**** DATASET SECTION
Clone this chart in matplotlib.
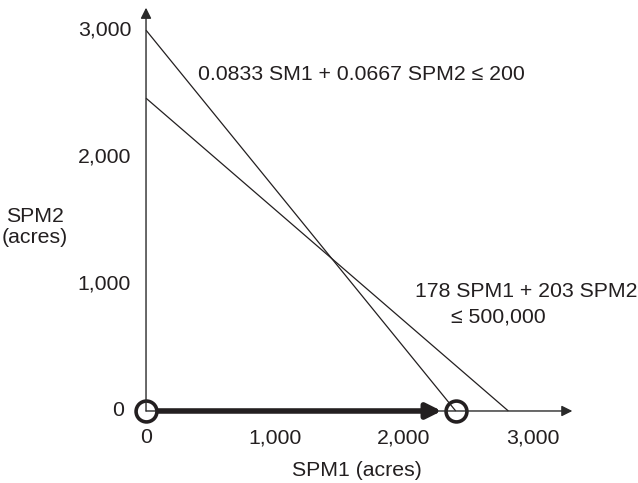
import matplotlib
matplotlib.use("Agg")
import matplotlib.pyplot as plt
import numpy as np

plt.rcParams['font.family'] = ['Liberation Sans', 'DejaVu Sans']

# Constraint coefficients: a*SPM1 + b*SPM2 <= rhs
labor = (0.0833, 0.0667, 200)
budget = (178, 203, 500000)
tick_values = [0, 1000, 2000, 3000]
tick_labels = ["0", "1,000", "2,000", "3,000"]
# Corner points examined along the SPM1 axis
corner_x = [0, 2400]
corner_y = [0, 0]

ink = "#231f20"
fs = 15.3
fig = plt.figure(figsize=(6.38, 4.83), dpi=100)
ax = fig.add_axes([0, 0, 1, 1])
ax.set_xlim(-1132, 3814)
ax.set_ylim(-567, 3236)
ax.axis("off")

# Axes with arrowheads
ax.annotate("", xy=(3305, 0), xytext=(0, 0),
            arrowprops=dict(arrowstyle="-|>", color="#2a2a2a", lw=1.0,
                            mutation_scale=16, shrinkA=0, shrinkB=0))
ax.annotate("", xy=(0, 3175), xytext=(0, 0),
            arrowprops=dict(arrowstyle="-|>", color="#2a2a2a", lw=1.0,
                            mutation_scale=16, shrinkA=0, shrinkB=0))

# Constraint lines
for a, b, rhs in (labor, budget):
    ax.plot([0, rhs / a], [rhs / b, 0], color=ink, lw=0.9, solid_capstyle="butt")

# Tick labels (the y zero label sits a little further left, clear of the marker)
for v, t in zip(tick_values, tick_labels):
    ax.text(v, -210, t, ha="center", va="center", fontsize=fs, color=ink)
    ax.text(-171 if v == 0 else -116, v, t, ha="right", va="center",
            fontsize=fs, color=ink)

# Movement along SPM1 axis between corner points
ax.annotate("", xy=(corner_x[1], corner_y[1]), xytext=(corner_x[0], corner_y[0]),
            arrowprops=dict(arrowstyle="-|>", color=ink, lw=4,
                            mutation_scale=22, shrinkA=9, shrinkB=10))
ax.plot(corner_x, corner_y, "o", ms=15, mfc="none", mec=ink, mew=2.6)

# Axis titles
ax.text(1636, -465, "SPM1 (acres)", ha="center", va="center", fontsize=fs, color=ink)
ax.text(-860, 1450, "SPM2\n(acres)", ha="center", va="center", fontsize=fs,
        color=ink, linespacing=1.15)

# Constraint annotations
ax.text(400, 2650, "0.0833 SM1 + 0.0667 SPM2 \u2264 200", ha="left", va="center",
        fontsize=fs, color=ink)
ax.text(2085, 937, "178 SPM1 + 203 SPM2", ha="left", va="center",
        fontsize=fs, color=ink)
ax.text(2364, 740, "\u2264 500,000", ha="left", va="center",
        fontsize=fs, color=ink)

fig.savefig("out.png", dpi=100)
********
WHAT THIS TASK INVOLVES
Count each line with "matplotlib" in it and report that figure by itself.

EXPECTED ANSWER
4